▸ Record extracts
=-=-=-=-=

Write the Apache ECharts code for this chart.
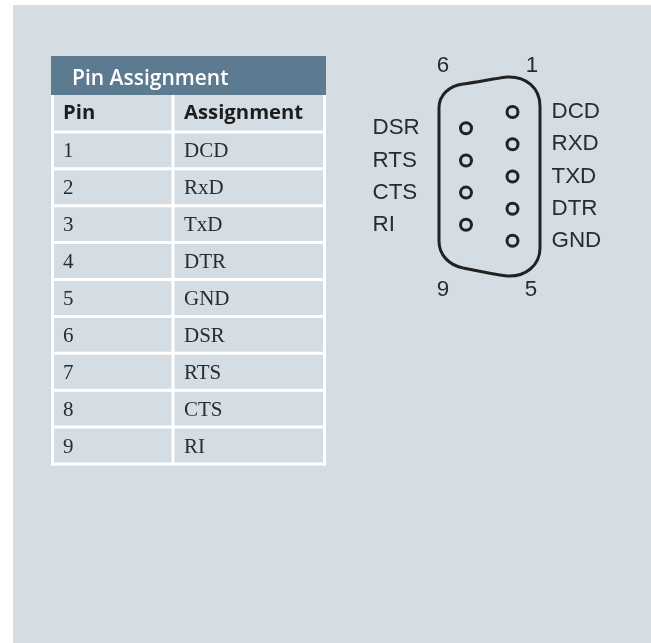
<!DOCTYPE html>
<html>
<head>
<meta charset="utf-8">
<style>
  html, body { margin: 0; padding: 0; background: #fff; }
  #main { width: 651px; height: 643px; }
</style>
<script src="https://cdn.jsdelivr.net/npm/echarts@6/dist/echarts.min.js"></script>
</head>
<body>
<div id="main"></div>
<script>
// table
var tableTitle = 'Pin Assignment'
var columnNames = ['Pin', 'Assignment']
var pinNumbers = ['1', '2', '3', '4', '5', '6', '7', '8', '9']
var assignments = ['DCD', 'RxD', 'TxD', 'DTR', 'GND', 'DSR', 'RTS', 'CTS', 'RI']

// connector: pin columns, pin rows and names
var rightPinNames = ['DCD', 'RXD', 'TXD', 'DTR', 'GND']
var rightPinX = [512.5, 512.5, 512.5, 512.5, 512.5]
var rightPinY = [112, 144.3, 176.5, 208.7, 240.8]
var leftPinNames = ['DSR', 'RTS', 'CTS', 'RI']
var leftPinX = [466, 466, 466, 466]
var leftPinY = [128.3, 160.5, 192.6, 224.8]
var cornerNames = ['6', '1', '9', '5']
var cornerX = [443, 532, 443, 531]
var cornerY = [66, 66, 290, 290]
// shell outline, [x1, y1, cx1, cy1, cx2, cy2, x2, y2]
var shellCurves = [
  [439, 108, 439, 95, 449, 86, 463, 84],
  [463, 84, 478, 82, 492, 79, 507, 77],
  [507, 77, 526, 76, 540, 88, 540, 106],
  [540, 248, 540, 265, 526, 277, 507, 276],
  [507, 276, 492, 274, 478, 271, 463, 268],
  [463, 268, 449, 265, 439, 255, 439, 241]
]
var shellSides = [
  [439, 108, 439, 241],
  [540, 106, 540, 248]
]

var COL_WIDTH = 122
var BAND = '#5d7b90'
var PANEL = '#d5dde4'
var INK = '#2b2b2b'
var SANS = '"Liberation Sans", Arial, sans-serif'
var HEAD = '"Open Sans", "Noto Sans", sans-serif'
var SERIF = '"Liberation Serif", serif'

var tableRows = [columnNames].concat(pinNumbers.map(function (p, i) {
  return [p, assignments[i]]
}))

function renderCell (params, api) {
  var i = params.dataIndex
  var row = tableRows[i]
  var band = api.size([0, 1])[1]
  var mid = api.coord([0, i])
  var left = mid[0]
  var top = mid[1] - band / 2
  var bottom = top + band
  var width = params.coordSys.width
  var lineStyle = { stroke: '#fff', lineWidth: 3 }
  var head = i === 0
  var font = head ? HEAD : SERIF
  var cell = function (text, x) {
    return {
      type: 'text',
      style: {
        text: text,
        x: x,
        y: mid[1] + (head ? 0 : 1.5),
        verticalAlign: 'middle',
        fill: head ? '#1d1d1d' : INK,
        fontFamily: font,
        fontWeight: head ? 700 : 400,
        fontSize: head ? 20.3 : 21
      }
    }
  }
  return {
    type: 'group',
    children: [
      { type: 'line', shape: { x1: left + 1.5, y1: top, x2: left + 1.5, y2: bottom + 1.5 }, style: lineStyle },
      { type: 'line', shape: { x1: left + COL_WIDTH, y1: top, x2: left + COL_WIDTH, y2: bottom + 1.5 }, style: lineStyle },
      { type: 'line', shape: { x1: left + width - 1.5, y1: top, x2: left + width - 1.5, y2: bottom + 1.5 }, style: lineStyle },
      { type: 'line', shape: { x1: left, y1: bottom, x2: left + width, y2: bottom }, style: lineStyle },
      cell(row[0], left + 12),
      cell(row[1], left + 133)
    ]
  }
}

function renderShell (params, api) {
  var style = { stroke: '#222', lineWidth: 3, fill: null }
  var children = []
  shellCurves.forEach(function (c) {
    var a = api.coord([c[0], c[1]])
    var b = api.coord([c[2], c[3]])
    var d = api.coord([c[4], c[5]])
    var e = api.coord([c[6], c[7]])
    children.push({
      type: 'bezierCurve',
      shape: { x1: a[0], y1: a[1], cpx1: b[0], cpy1: b[1], cpx2: d[0], cpy2: d[1], x2: e[0], y2: e[1] },
      style: style
    })
  })
  shellSides.forEach(function (s) {
    var a = api.coord([s[0], s[1]])
    var b = api.coord([s[2], s[3]])
    children.push({
      type: 'line',
      shape: { x1: a[0], y1: a[1], x2: b[0], y2: b[1] },
      style: style
    })
  })
  return { type: 'group', children: children }
}

function nameSeries (names, xs, ys, position) {
  return {
    type: 'scatter',
    xAxisIndex: 1,
    yAxisIndex: 1,
    symbol: 'circle',
    symbolSize: 1,
    silent: true,
    // scatter defaults to 0.8 opacity, which also fades the label
    itemStyle: { color: 'rgba(0,0,0,0)', opacity: 1 },
    data: names.map(function (n, i) {
      return { value: [xs[i], ys[i]], name: n }
    }),
    label: {
      show: true,
      position: position,
      distance: 0,
      formatter: '{b}',
      color: '#2b2b2b',
      opacity: 1,
      fontFamily: SANS,
      fontSize: 22.4
    }
  }
}

function pinSeries (xs, ys) {
  return {
    type: 'scatter',
    xAxisIndex: 1,
    yAxisIndex: 1,
    symbol: 'circle',
    symbolSize: 11,
    silent: true,
    itemStyle: { color: PANEL, borderColor: '#222', borderWidth: 3, opacity: 1 },
    data: xs.map(function (x, i) { return [x, ys[i]] })
  }
}

var myChart = echarts.init(document.getElementById('main'), null, { renderer: 'canvas' })
var option = {
  animation: false,
  backgroundColor: '#fff',
  graphic: [
    { type: 'rect', z: -10, shape: { x: 13, y: 5, width: 638, height: 638 }, style: { fill: PANEL } },
    { type: 'rect', z: -9, shape: { x: 51, y: 56, width: 275, height: 39 }, style: { fill: BAND } }
  ],
  title: {
    text: tableTitle,
    left: 72,
    top: 69,
    padding: 0,
    textStyle: { color: '#fff', fontFamily: HEAD, fontWeight: 600, fontSize: 21 }
  },
  grid: [
    { left: 51, top: 95, width: 275, height: 369, containLabel: false },
    { left: 0, top: 0, width: 651, height: 643 }
  ],
  xAxis: [
    { gridIndex: 0, type: 'value', min: 0, max: 275, show: false },
    { gridIndex: 1, type: 'value', min: 0, max: 651, show: false }
  ],
  yAxis: [
    { gridIndex: 0, type: 'category', inverse: true, show: false, data: tableRows.map(function (r) { return r[0] }) },
    { gridIndex: 1, type: 'value', min: 0, max: 643, inverse: true, show: false }
  ],
  series: [
    {
      type: 'custom',
      xAxisIndex: 0,
      yAxisIndex: 0,
      silent: true,
      clip: false,
      renderItem: renderCell,
      data: tableRows.map(function (r, i) { return [0, i] })
    },
    {
      type: 'custom',
      xAxisIndex: 1,
      yAxisIndex: 1,
      silent: true,
      clip: false,
      renderItem: renderShell,
      data: [[0, 0]]
    },
    pinSeries(rightPinX, rightPinY),
    pinSeries(leftPinX, leftPinY),
    nameSeries(rightPinNames, rightPinX.map(function () { return 551 }), rightPinY, 'right'),
    nameSeries(leftPinNames, leftPinX.map(function () { return 372 }), leftPinY, 'right'),
    nameSeries(cornerNames, cornerX, cornerY, 'inside')
  ]
}
myChart.setOption(option)
</script>
</body>
</html>
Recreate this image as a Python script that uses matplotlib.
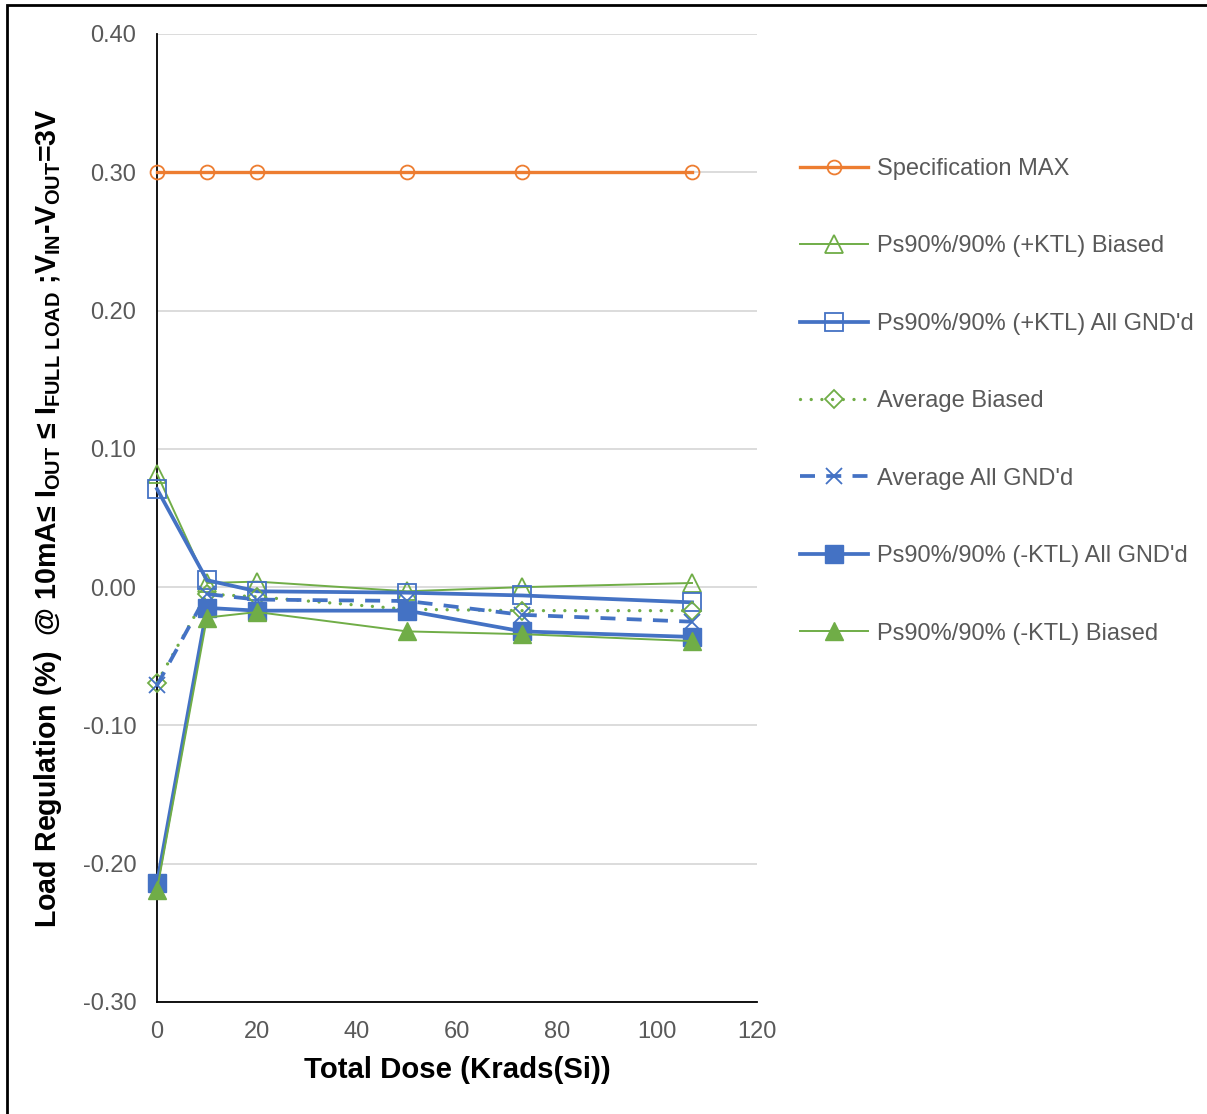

=-=-=-=-=

▸ What is asked
Write the entries above out again exactly, but not the pictures.

▸ Exercise output
Write the Apache ECharts code for this chart.
<!DOCTYPE html>
<html>
<head>
<meta charset="utf-8">
<style>
  html, body { margin: 0; padding: 0; background: #fff; }
  #main { width: 651px; height: 643px; }
</style>
<script src="https://cdn.jsdelivr.net/npm/echarts@6/dist/echarts.min.js"></script>
</head>
<body>
<div id="main"></div>
<script>
// table
var tableTitle = 'Pin Assignment'
var columnNames = ['Pin', 'Assignment']
var pinNumbers = ['1', '2', '3', '4', '5', '6', '7', '8', '9']
var assignments = ['DCD', 'RxD', 'TxD', 'DTR', 'GND', 'DSR', 'RTS', 'CTS', 'RI']

// connector: pin columns, pin rows and names
var rightPinNames = ['DCD', 'RXD', 'TXD', 'DTR', 'GND']
var rightPinX = [512.5, 512.5, 512.5, 512.5, 512.5]
var rightPinY = [112, 144.3, 176.5, 208.7, 240.8]
var leftPinNames = ['DSR', 'RTS', 'CTS', 'RI']
var leftPinX = [466, 466, 466, 466]
var leftPinY = [128.3, 160.5, 192.6, 224.8]
var cornerNames = ['6', '1', '9', '5']
var cornerX = [443, 532, 443, 531]
var cornerY = [66, 66, 290, 290]
// shell outline, [x1, y1, cx1, cy1, cx2, cy2, x2, y2]
var shellCurves = [
  [439, 108, 439, 95, 449, 86, 463, 84],
  [463, 84, 478, 82, 492, 79, 507, 77],
  [507, 77, 526, 76, 540, 88, 540, 106],
  [540, 248, 540, 265, 526, 277, 507, 276],
  [507, 276, 492, 274, 478, 271, 463, 268],
  [463, 268, 449, 265, 439, 255, 439, 241]
]
var shellSides = [
  [439, 108, 439, 241],
  [540, 106, 540, 248]
]

var COL_WIDTH = 122
var BAND = '#5d7b90'
var PANEL = '#d5dde4'
var INK = '#2b2b2b'
var SANS = '"Liberation Sans", Arial, sans-serif'
var HEAD = '"Open Sans", "Noto Sans", sans-serif'
var SERIF = '"Liberation Serif", serif'

var tableRows = [columnNames].concat(pinNumbers.map(function (p, i) {
  return [p, assignments[i]]
}))

function renderCell (params, api) {
  var i = params.dataIndex
  var row = tableRows[i]
  var band = api.size([0, 1])[1]
  var mid = api.coord([0, i])
  var left = mid[0]
  var top = mid[1] - band / 2
  var bottom = top + band
  var width = params.coordSys.width
  var lineStyle = { stroke: '#fff', lineWidth: 3 }
  var head = i === 0
  var font = head ? HEAD : SERIF
  var cell = function (text, x) {
    return {
      type: 'text',
      style: {
        text: text,
        x: x,
        y: mid[1] + (head ? 0 : 1.5),
        verticalAlign: 'middle',
        fill: head ? '#1d1d1d' : INK,
        fontFamily: font,
        fontWeight: head ? 700 : 400,
        fontSize: head ? 20.3 : 21
      }
    }
  }
  return {
    type: 'group',
    children: [
      { type: 'line', shape: { x1: left + 1.5, y1: top, x2: left + 1.5, y2: bottom + 1.5 }, style: lineStyle },
      { type: 'line', shape: { x1: left + COL_WIDTH, y1: top, x2: left + COL_WIDTH, y2: bottom + 1.5 }, style: lineStyle },
      { type: 'line', shape: { x1: left + width - 1.5, y1: top, x2: left + width - 1.5, y2: bottom + 1.5 }, style: lineStyle },
      { type: 'line', shape: { x1: left, y1: bottom, x2: left + width, y2: bottom }, style: lineStyle },
      cell(row[0], left + 12),
      cell(row[1], left + 133)
    ]
  }
}

function renderShell (params, api) {
  var style = { stroke: '#222', lineWidth: 3, fill: null }
  var children = []
  shellCurves.forEach(function (c) {
    var a = api.coord([c[0], c[1]])
    var b = api.coord([c[2], c[3]])
    var d = api.coord([c[4], c[5]])
    var e = api.coord([c[6], c[7]])
    children.push({
      type: 'bezierCurve',
      shape: { x1: a[0], y1: a[1], cpx1: b[0], cpy1: b[1], cpx2: d[0], cpy2: d[1], x2: e[0], y2: e[1] },
      style: style
    })
  })
  shellSides.forEach(function (s) {
    var a = api.coord([s[0], s[1]])
    var b = api.coord([s[2], s[3]])
    children.push({
      type: 'line',
      shape: { x1: a[0], y1: a[1], x2: b[0], y2: b[1] },
      style: style
    })
  })
  return { type: 'group', children: children }
}

function nameSeries (names, xs, ys, position) {
  return {
    type: 'scatter',
    xAxisIndex: 1,
    yAxisIndex: 1,
    symbol: 'circle',
    symbolSize: 1,
    silent: true,
    // scatter defaults to 0.8 opacity, which also fades the label
    itemStyle: { color: 'rgba(0,0,0,0)', opacity: 1 },
    data: names.map(function (n, i) {
      return { value: [xs[i], ys[i]], name: n }
    }),
    label: {
      show: true,
      position: position,
      distance: 0,
      formatter: '{b}',
      color: '#2b2b2b',
      opacity: 1,
      fontFamily: SANS,
      fontSize: 22.4
    }
  }
}

function pinSeries (xs, ys) {
  return {
    type: 'scatter',
    xAxisIndex: 1,
    yAxisIndex: 1,
    symbol: 'circle',
    symbolSize: 11,
    silent: true,
    itemStyle: { color: PANEL, borderColor: '#222', borderWidth: 3, opacity: 1 },
    data: xs.map(function (x, i) { return [x, ys[i]] })
  }
}

var myChart = echarts.init(document.getElementById('main'), null, { renderer: 'canvas' })
var option = {
  animation: false,
  backgroundColor: '#fff',
  graphic: [
    { type: 'rect', z: -10, shape: { x: 13, y: 5, width: 638, height: 638 }, style: { fill: PANEL } },
    { type: 'rect', z: -9, shape: { x: 51, y: 56, width: 275, height: 39 }, style: { fill: BAND } }
  ],
  title: {
    text: tableTitle,
    left: 72,
    top: 69,
    padding: 0,
    textStyle: { color: '#fff', fontFamily: HEAD, fontWeight: 600, fontSize: 21 }
  },
  grid: [
    { left: 51, top: 95, width: 275, height: 369, containLabel: false },
    { left: 0, top: 0, width: 651, height: 643 }
  ],
  xAxis: [
    { gridIndex: 0, type: 'value', min: 0, max: 275, show: false },
    { gridIndex: 1, type: 'value', min: 0, max: 651, show: false }
  ],
  yAxis: [
    { gridIndex: 0, type: 'category', inverse: true, show: false, data: tableRows.map(function (r) { return r[0] }) },
    { gridIndex: 1, type: 'value', min: 0, max: 643, inverse: true, show: false }
  ],
  series: [
    {
      type: 'custom',
      xAxisIndex: 0,
      yAxisIndex: 0,
      silent: true,
      clip: false,
      renderItem: renderCell,
      data: tableRows.map(function (r, i) { return [0, i] })
    },
    {
      type: 'custom',
      xAxisIndex: 1,
      yAxisIndex: 1,
      silent: true,
      clip: false,
      renderItem: renderShell,
      data: [[0, 0]]
    },
    pinSeries(rightPinX, rightPinY),
    pinSeries(leftPinX, leftPinY),
    nameSeries(rightPinNames, rightPinX.map(function () { return 551 }), rightPinY, 'right'),
    nameSeries(leftPinNames, leftPinX.map(function () { return 372 }), leftPinY, 'right'),
    nameSeries(cornerNames, cornerX, cornerY, 'inside')
  ]
}
myChart.setOption(option)
</script>
</body>
</html>
Recreate this image as a Python script that uses matplotlib.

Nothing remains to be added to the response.